Jouons cette gamme entre les cases 7 et 10, jouons-la dans l'ordre puis improvisons avec,
sans accompagnement.
Maintenant, sur un playback à 140 bpm dans la tonalité de Do majeur (attention aux oreilles, j'ai fait exprès de faire un combiné des erreurs courantes lorsqu'on débute).
Bon. Il y a de la marge de progression.
Pour vous entraîner à improviser sur l'accord CMaj7 c'est
ici, ou
ici (accompagnements légèrement différents),
ou à 110 bpm, ou encore
avec un rythme bossa, ou
avec un rythme de ballade.
Nous allons commencer par travailler la capacité à faire des phrases (séparées par des
silences ou des respirations donc) et à travailler les dessins de nos phrases.
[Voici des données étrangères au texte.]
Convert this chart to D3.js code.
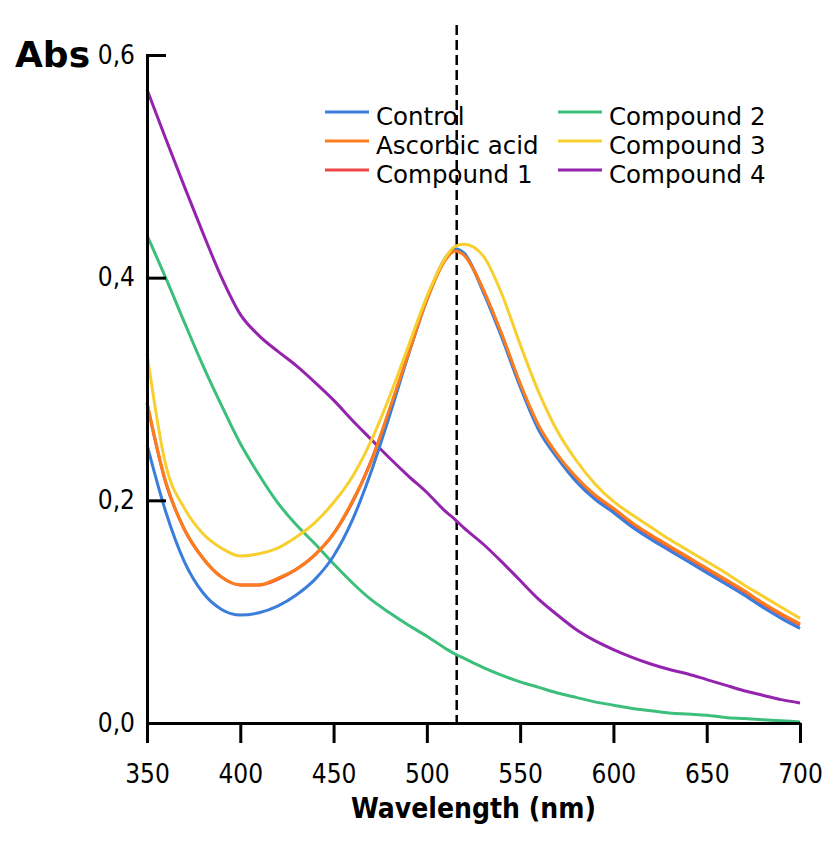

Dans l'impro précédente je jouais presque en permanence. Pour pouvoir apprécier ce qu'on fait et le faire apprécier à nos auditeurs c'est important de faire des phrases de quelques notes (5-6 par exemple) et entre ces phrases des respirations : silences ou notes tenues. Cela nous permettra d'apprécier la phrase que l'on vient de jouer, et c'est très important. Pour que l'exercice soit facile nous allons commencer par le faire sans accompagnement, lentement.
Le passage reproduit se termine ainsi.